A federal judge in California has ruled that CERCLA cost recovery claims involving perchlorate and trichloroethylene contamination of the Rialto-Colton Groundwater Basin are subject to Federal Rule of Civil Procedure 13(a), which “bars a party who failed to assert a compulsory counterclaim in one action from instituting a second action in which that counterclaim is the basis of the complaint. City of Colton v. Am. Promotional Events, Inc., No. 09-1864 (C.D. Cal. 8/10/10). The current lawsuit is a consolidated action that comprises six individual cases.
Litigation over this contamination began in 2004 when the City of Rialto sued the U.S. Department of Defense (DOD) and several other parties over contamination at the former 2,800-acre Rialto Ammunition Storage Point. DOD asserted counterclaims for contribution under CERCLA section 113(f) and declaratory relief for contribution under section 113(g) to the 2004 Rialto lawsuit. In 2005, the City of Colton sued many of the same parties, but not DOD. Like the Rialto litigation, the 2005 Colton lawsuit sought response costs and declaratory relief under CERCLA and injunctive relief under RCRA. DOD was added as a crossdefendant, but it did not counter- or cross-claim.
The court later issued an order in Colton that deemed all defendants, except cross-defendants, to have asserted cross-claims for section 107(a) response costs, contribution and declaratory relief against each other defendant, including DOD. DOD was deemed to deny those claims and to assert contribution cross-claims against the crossclaimants. In 2006, the court entered summary judgment against the City of Colton because it had incurred no response costs when the suit was filed and dismissed the counterclaims and cross-claims without prejudice.

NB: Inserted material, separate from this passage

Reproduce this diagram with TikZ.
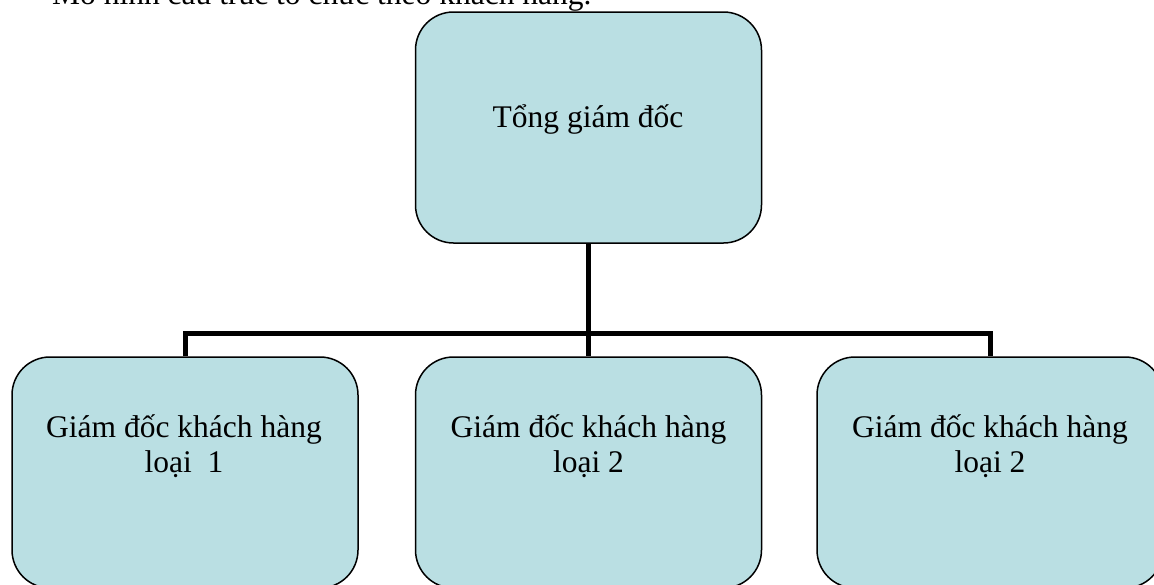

In 2006, the City of Colton filed a follow-up lawsuit that was consolidated with the 2004 Rialto case, again seeking response costs. A defendant filed a third-party complaint against the United States for recovery of response costs under sections 107 and 113 of CERCLA. In 2007, another party filed a similar third-party complaint against DOD. The United States did not include in its answers any counterclaims for recovery of response costs. In an order consolidating the cases in 2007, the court deemed that all defendants’ answers, except DOD’s, included cross-claims for section 107(a) recovery of response costs.
After the parties failed to reach a settlement and began filing the more recent individual actions consolidated before the court, the United States filed a complaint seeking to recover response costs under section 107 “for the first time in approximately six years of litigation.” Defendants filed a motion to dismiss under Federal Rule of Civil Procedure 13(a), arguing that the U.S. claim was barred by inaction on the government’s part in the earlier cases. The United States argued that CERCLA provided an exemption from Rule 13(a)’s compulsory counterclaim requirement by giving the United States “significant flexibility in determining when to bring § 107 claims.”
The court agreed with the defendants, ruling that the government’s section 107 claim was compulsory in the prior actions and that nothing in CERCLA trumps the Federal Rules of Civil Procedure. According to press reports, the government is currently reviewing the decision and weighing its options. See LAW360, August 11, 2010.